Going out on a limb here, I'd guess it might have something to do with that?
It would also be very foolish of them to ever admit it and I bet they will
come back and say it was an innocent "algorithm" mistake if this blows up too
much. Unless someone internally leaks the mechanism or the reason it would be
hard to tell.

I think Google, Facebook, maybe Twitter and others are furiously working to
fill the void left the failure of the traditional media to manufacture
consent. Large traditional media conglomerates had one job and that was to
make sure a particular presidential candidate won and they failed. Very
quickly after Facebook and Google issued a statement how they are blaming
"Fake News" and how they will be working on controlling and eliminating that.

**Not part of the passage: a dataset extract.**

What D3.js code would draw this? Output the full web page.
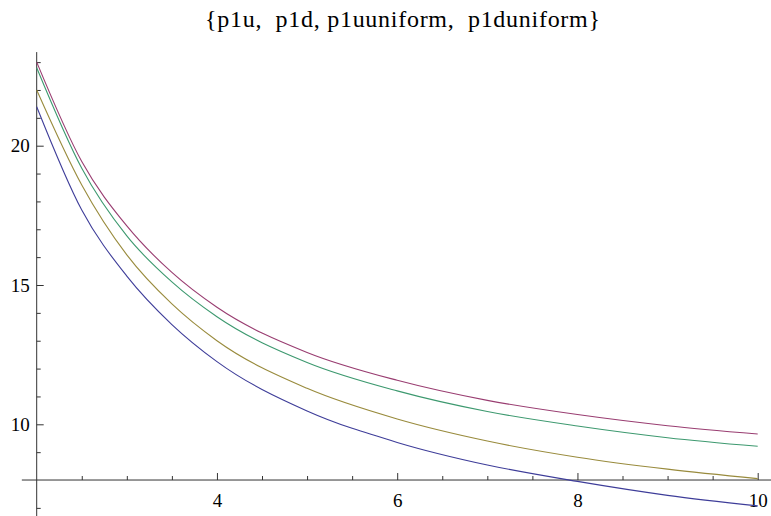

While it all seems innocent and helpful "Oh look Google is working on
eliminating hate and fake news, isn't that nice". It is also a signal to those
who have billions to spend on campaigns (political, marketing, etc) saying
"Want to manufacture some consent? Come to us, let us help you. CNN/NBC/NYT
are too crusty and old and not effective anymore. Inconvenient statistics
getting in your way, don't worry, they will be silenced".

As others have said it KGB or Stasi would have given everything to have access
to the kinds of data Google and Facebook has. I think it is foolish to assume
these companies will just use that data just to sell ads, share cat pictures
and connect you with your old classmates. I think they will start selling
"silencing" as a service (SaaS) at some point.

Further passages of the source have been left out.